We are on the right path.With the new technology and the original RTL code, we have been able to double the performance of the design. But, remember, we really need a 4X improvement. So, you might say, cut the clock cycle in half again. In this exercise, that change gave the following:

• Input Constraints
  • Technology – 130nm
  • Design Clock Period – 10ns
  • Logic Synthesis Clock Period – 2.5ns
  • Latency – 4 cycles
• Results
  • Logic Synthesis slack – FAILED TO MEET TIMING

A dead end! Using this approach to reuse, it was clear that we would need to significantly rework the RTL code to meet the performance goals. A further implication was that a complete functional verification pass would need to be made. Our “RTL reuse” methodology has thus become so prohibitively expensive that it appears to be not much better than starting from scratch.

Reuse in the behavioral synthesis flow

Instead, however, we re-ran the exercise with the same objectives, but using behavioral synthesis as our implementation flow.We started out at exactly the same point. The divergence occurred when we came to face our future project objectives: the need to create a new implementation with the new performance parameters.

Two options based around behavioral synthesis were considered.
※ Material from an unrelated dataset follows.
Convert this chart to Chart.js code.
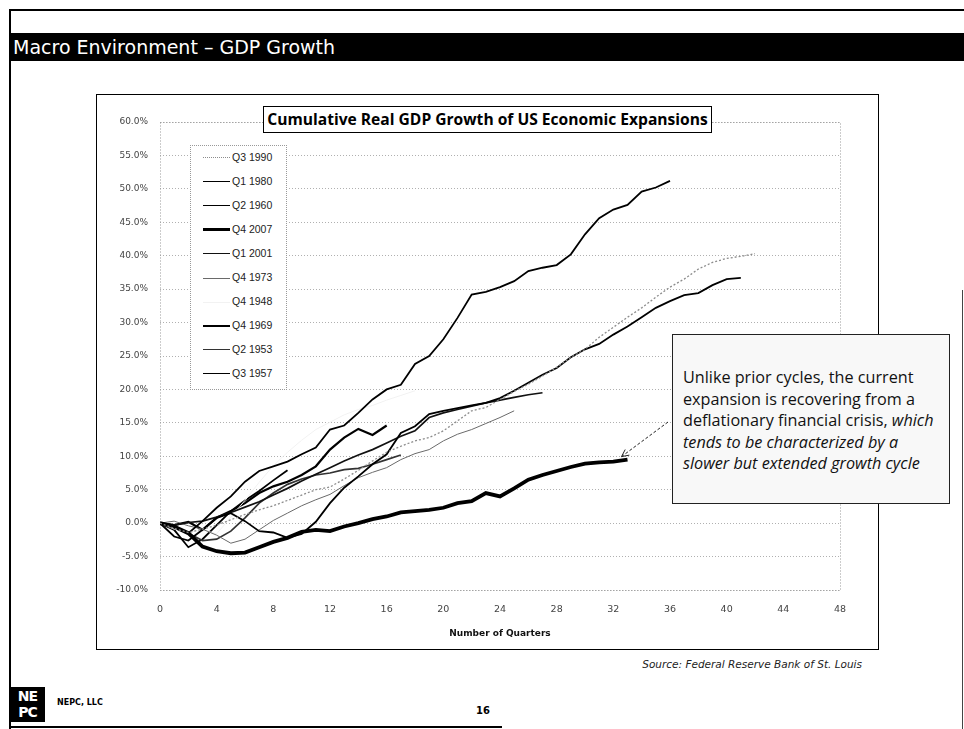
<!DOCTYPE html>
<html>
<head>
<meta charset="utf-8">
<title>Macro Environment – GDP Growth</title>
<script src="https://cdn.jsdelivr.net/npm/chart.js@4.4.1/dist/chart.umd.min.js"></script>
<style>
  body { margin: 0; width: 964px; height: 729px; background: #fff; position: relative; overflow: hidden; font-family: "DejaVu Sans", sans-serif; }
  .page-top { position: absolute; left: 9px; top: 9px; width: 955px; height: 2px; background: #000; }
  .page-left { position: absolute; left: 9px; top: 9px; width: 2px; height: 720px; background: #000; }
  .page-right { position: absolute; left: 962px; top: 290px; width: 1px; height: 439px; background: #444; }
  .header { position: absolute; left: 10px; top: 33px; width: 951px; height: 28px; background: #000; color: #fff; font-size: 19px; line-height: 28px; padding-left: 3px; }
  .frame { position: absolute; left: 96px; top: 94px; width: 783px; height: 556px; border: 1.5px solid #000; box-sizing: border-box; }
  #gdpChart { position: absolute; left: 97px; top: 95px; }
  .chart-title { position: absolute; left: 263px; top: 106px; width: 449px; height: 27px; box-sizing: border-box; border: 1px solid #000; background: #fff; font: bold 15.6px "Open Sans", sans-serif; text-align: center; line-height: 25px; white-space: nowrap; }
  .legend-box { position: absolute; left: 190px; top: 145px; width: 97px; height: 245px; box-sizing: border-box; border: 1px dotted #999; background: #fff; }
  .legend-row { position: absolute; left: 0; height: 24px; width: 97px; }
  .legend-line { position: absolute; left: 12px; width: 27px; top: 12px; }
  .legend-text { position: absolute; left: 41px; top: 5px; font: 10.5px "Liberation Sans", sans-serif; color: #222; }
  .note { position: absolute; left: 672px; top: 334px; width: 278px; height: 170px; box-sizing: border-box; border: 1px solid #222; background: #f8f8f8; padding: 32px 0 0 10px; font: 16.2px "Open Sans", sans-serif; line-height: 21.5px; color: #111; white-space: nowrap; }
  .note i { font-style: italic; }
  .source { position: absolute; right: 102px; top: 658px; font: italic 10.5px "DejaVu Sans", sans-serif; color: #222; }
  .logo { position: absolute; left: 10px; top: 687px; width: 35px; height: 35px; background: #000; color: #fff; font: bold 14px "DejaVu Sans", sans-serif; line-height: 16px; text-align: center; letter-spacing: -1px; padding-top: 1px; box-sizing: border-box; }
  .company { position: absolute; left: 57px; top: 698px; font: bold 8px "DejaVu Sans", sans-serif; }
  .page-num { position: absolute; left: 476px; top: 705px; font: bold 10px "DejaVu Sans", sans-serif; }
  .page-bottom { position: absolute; left: 10px; top: 726px; width: 492px; height: 2px; background: #000; }
</style>
</head>
<body>
<div class="page-top"></div>
<div class="page-left"></div>
<div class="page-right"></div>
<div class="header">Macro Environment – GDP Growth</div>
<div class="frame"></div>
<canvas id="gdpChart" width="780" height="553"></canvas>
<div class="chart-title">Cumulative Real GDP Growth of US Economic Expansions</div>
<div class="legend-box" id="legendBox"></div>
<div class="note">Unlike prior cycles, the current<br>expansion is recovering from a<br>deflationary financial crisis, <i>which</i><br><i>tends to be characterized by a</i><br><i>slower but extended growth cycle</i></div>
<div class="source">Source: Federal Reserve Bank of St. Louis</div>
<div class="logo">NE<br>PC</div>
<div class="company">NEPC, LLC</div>
<div class="page-num">16</div>
<div class="page-bottom"></div>

<script>
//! Data (cumulative % growth from the cycle peak, by quarter)
const seriesNames = ['Q3 1990', 'Q1 1980', 'Q2 1960', 'Q4 2007', 'Q1 2001', 'Q4 1973', 'Q4 1948', 'Q4 1969', 'Q2 1953', 'Q3 1957'];

const q3_1990 = [0, -0.8, -1.4, -0.9, -0.3, 0.5, 1.3, 2.0, 2.6, 3.4,
    4.2, 5.0, 5.4, 6.6, 7.9, 9.3, 10.6, 11.5, 12.3, 12.8,
    13.8, 15.3, 16.8, 17.3, 18.5, 19.7, 20.8, 22.0, 23.3, 24.8,
    26.0, 27.8, 29.3, 30.8, 32.2, 33.8, 35.3, 36.5, 38.0, 39.0,
    39.6, 39.9, 40.3];
const q1_1980 = [0, -2.0, -2.6, -1.0, 0.8, 1.5, 0.3, -1.2, -1.4, -2.2,
    -1.6, 0.2, 3.0, 5.3, 7.0, 8.8, 10.3, 13.5, 14.5, 16.3,
    16.8, 17.2, 17.6, 18.0, 18.7, 19.8, 21.0, 22.2, 23.2, 24.8,
    26.0, 26.8, 28.2, 29.4, 30.8, 32.2, 33.2, 34.1, 34.4, 35.6,
    36.5, 36.7];
const q2_1960 = [0, -0.6, -1.5, 0.3, 2.3, 4.0, 6.2, 7.8, 8.5, 9.2,
    10.3, 11.3, 14.0, 14.6, 16.5, 18.5, 20.0, 20.7, 23.8, 25.0,
    27.5, 30.7, 34.2, 34.6, 35.3, 36.2, 37.7, 38.2, 38.6, 40.2,
    43.2, 45.6, 46.9, 47.6, 49.6, 50.2, 51.2];
const q4_2007 = [0, -0.5, -1.5, -3.5, -4.2, -4.5, -4.4, -3.6, -2.8, -2.2,
    -1.3, -1.0, -1.2, -0.5, 0.0, 0.6, 1.0, 1.6, 1.8, 2.0,
    2.3, 3.0, 3.3, 4.5, 4.0, 5.2, 6.5, 7.2, 7.8, 8.4,
    8.9, 9.1, 9.2, 9.5];
const q1_2001 = [0, -0.3, 0.1, 0.3, 0.9, 1.6, 2.4, 3.2, 4.2, 5.2,
    6.3, 7.3, 8.3, 9.3, 10.2, 11.0, 12.0, 13.0, 13.8, 15.8,
    16.5, 17.0, 17.5, 18.0, 18.4, 18.8, 19.2, 19.5];
const q4_1973 = [0, 0.3, -0.4, -0.9, -1.8, -3.0, -2.4, -1.0, 0.4, 1.5,
    2.6, 3.5, 4.3, 5.6, 6.8, 7.6, 8.3, 9.5, 10.4, 11.0,
    12.3, 13.3, 14.0, 14.9, 15.8, 16.8];
const q4_1948 = [0, -0.9, -1.4, -1.0, -1.6, 0.9, 3.4, 6.1, 8.6, 10.6,
    12.4, 14.0, 15.1, 16.2, 17.0, 17.6, 18.4, 19.1, 19.8];
const q4_1969 = [0, -0.3, 0.2, -1.0, 0.8, 1.8, 3.0, 4.5, 5.5, 6.2,
    7.2, 8.5, 11.0, 12.8, 14.1, 13.2, 14.6];
const q2_1953 = [0, -0.5, -1.5, -2.6, -2.4, -1.2, 0.8, 3.0, 4.5, 5.8,
    6.6, 7.2, 7.5, 8.0, 8.2, 8.8, 9.5, 10.2];
const q3_1957 = [0, -1.0, -3.6, -2.4, -0.3, 1.8, 3.4, 4.8, 6.4, 7.9];

const seriesData = [q3_1990, q1_1980, q2_1960, q4_2007, q1_2001, q4_1973, q4_1948, q4_1969, q2_1953, q3_1957];

// axis ticks
const xTickStep = 4, xMin = 0, xMax = 48;
const yTickStep = 5, yMin = -10, yMax = 60;

//! line looks (same order as the names)
const lineStyles = [
    { color: '#8c8c8c', width: 1.3, dash: [2, 2] },
    { color: '#000', width: 1.8, dash: [] },
    { color: '#000', width: 1.8, dash: [] },
    { color: '#000', width: 3.8, dash: [] },
    { color: '#111', width: 1.7, dash: [] },
    { color: '#6a6a6a', width: 1, dash: [] },
    { color: '#f2f2f2', width: 1, dash: [] },
    { color: '#000', width: 2.2, dash: [] },
    { color: '#333', width: 1.7, dash: [] },
    { color: '#000', width: 1.8, dash: [] },
];

const datasets = seriesNames.map((name, i) => ({
    label: name,
    data: seriesData[i].map((v, q) => ({ x: q, y: v })),
    borderColor: lineStyles[i].color,
    borderWidth: lineStyles[i].width,
    borderDash: lineStyles[i].dash,
    pointRadius: 0,
    tension: 0,
    fill: false,
}));

//! dotted frame around the plot
const plotFrame = {
    id: 'plotFrame',
    beforeDatasetsDraw(chart) {
        const { ctx, chartArea: { left, right, top, bottom } } = chart;
        ctx.save();
        ctx.setLineDash([1, 2]);
        ctx.strokeStyle = '#999';
        ctx.lineWidth = 1;
        ctx.strokeRect(left + 0.5, top + 0.5, right - left, bottom - top);
        ctx.restore();
    }
};

//! dashed arrow from the note to the end of the current cycle
const noteArrow = {
    id: 'noteArrow',
    afterDatasetsDraw(chart) {
        const meta = chart.getDatasetMeta(3);
        const last = meta.data[meta.data.length - 1];
        const ctx = chart.ctx;
        const tipX = last.x - 6, tipY = last.y - 3;
        const tailX = 571, tailY = 327; // left side of the note box
        const ang = Math.atan2(tipY - tailY, tipX - tailX);
        ctx.save();
        ctx.strokeStyle = '#222';
        ctx.lineWidth = 1;
        ctx.setLineDash([3, 2]);
        ctx.beginPath();
        ctx.moveTo(tailX, tailY);
        ctx.lineTo(tipX, tipY);
        ctx.stroke();
        ctx.setLineDash([]);
        ctx.beginPath();
        ctx.moveTo(tipX - 8 * Math.cos(ang - 0.45), tipY - 8 * Math.sin(ang - 0.45));
        ctx.lineTo(tipX, tipY);
        ctx.lineTo(tipX - 8 * Math.cos(ang + 0.45), tipY - 8 * Math.sin(ang + 0.45));
        ctx.stroke();
        ctx.restore();
    }
};

const ctx = document.getElementById('gdpChart');
const gdpChart = new Chart(ctx, {
    type: 'line',
    data: { datasets },
    options: {
        responsive: false,
        animation: false,
        layout: {
            padding: { left: 8, right: 37, top: 27, bottom: 9 }
        },
        plugins: {
            legend: { display: false },
            title: { display: false },
            tooltip: { enabled: false },
        },
        scales: {
            x: {
                type: 'linear',
                min: xMin,
                max: xMax,
                grid: { display: false },
                border: { display: false },
                ticks: {
                    stepSize: xTickStep,
                    color: '#444',
                    font: { family: 'DejaVu Sans', size: 9.5 },
                    padding: 6,
                },
                title: {
                    display: true,
                    text: 'Number of Quarters',
                    color: '#111',
                    font: { family: 'DejaVu Sans', size: 9, weight: 'bold' },
                    padding: 0,
                },
                afterFit(scale) { scale.height = 49; },
            },
            y: {
                min: yMin,
                max: yMax,
                grid: { color: '#b0b0b0', drawTicks: false },
                border: { display: false, dash: [1, 2] },
                ticks: {
                    stepSize: yTickStep,
                    color: '#444',
                    font: { family: 'DejaVu Sans', size: 9 },
                    padding: 12,
                    callback: (v) => v.toFixed(1) + '%',
                },
                afterFit(scale) { scale.width = 55; },
            },
        },
    },
    plugins: [plotFrame, noteArrow],
});

//! legend (built from the chart's datasets)
const legendBox = document.getElementById('legendBox');
gdpChart.data.datasets.forEach((ds, i) => {
    const row = document.createElement('div');
    row.className = 'legend-row';
    row.style.top = (i * 24) + 'px';
    const line = document.createElement('div');
    line.className = 'legend-line';
    const style = ds.borderDash.length ? 'dotted' : 'solid';
    line.style.borderTop = `${ds.borderWidth}px ${style} ${ds.borderColor}`;
    line.style.marginTop = (-ds.borderWidth / 2) + 'px';
    const text = document.createElement('div');
    text.className = 'legend-text';
    text.textContent = ds.label;
    row.appendChild(line);
    row.appendChild(text);
    legendBox.appendChild(row);
});
</script>
</body>
</html>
But for both, we re-ran the behavioral synthesis tool on the original behavioral description, the variations being that we gave it different constraints that reflect the new performance requirements.

First, we simply reran our original behavioral synthesis script, and changed only the technology library (now 130nm) and the clock period (now 2.5ns). This gave us:

• Input Constraints
  • Technology – 130nm
  • Design Clock Period – 2.5ns
  • Logic Synthesis Clock Period – 2.5ns
  • Latency – 4 cycles
• Results
  • Area 427K
  • Logic Synthesis slack – 0.001ns

The second variation was to reduce the clock period to 5ns, and reduce the latency of the design from 4 cycles to 2 cycles.We were able to do this because all of these variables are simply constraints on the behavioral synthesis tool. This implementation produced:

• Input Constraints
  • Technology – 130nm
  • Design Clock Period – 5ns
  • Logic Synthesis Clock Period – 5ns
  • Latency – 2 cycles
• Results
  • Area 300K
  • Logic Synthesis slack – 0.001ns

Objective achieved.

Conclusion

This comparison demonstrates that there is some potential in reuse in an RTL flow, but that it faces severe limitations in a migration to future designs.With an RTL reuse methodology, we could reuse our DCTIDCT IP module in our future design, with a modern technology, but got only half way to our target performance goal.

With a behavioral synthesis methodology, by contrast, we had maximum flexibility to reuse IP blocks in future designs.We were able to get to our performance goal of a 4X improvement without changing a single line of code in the original behavioral description. It is also worth noting that the original IP was already functionally validated so the theoretical verification cost would have been negligible.

It is therefore clear that a behavioral IP reuse strategy has the potential to finally deliver on the promise of design reuse that we have all been waiting for.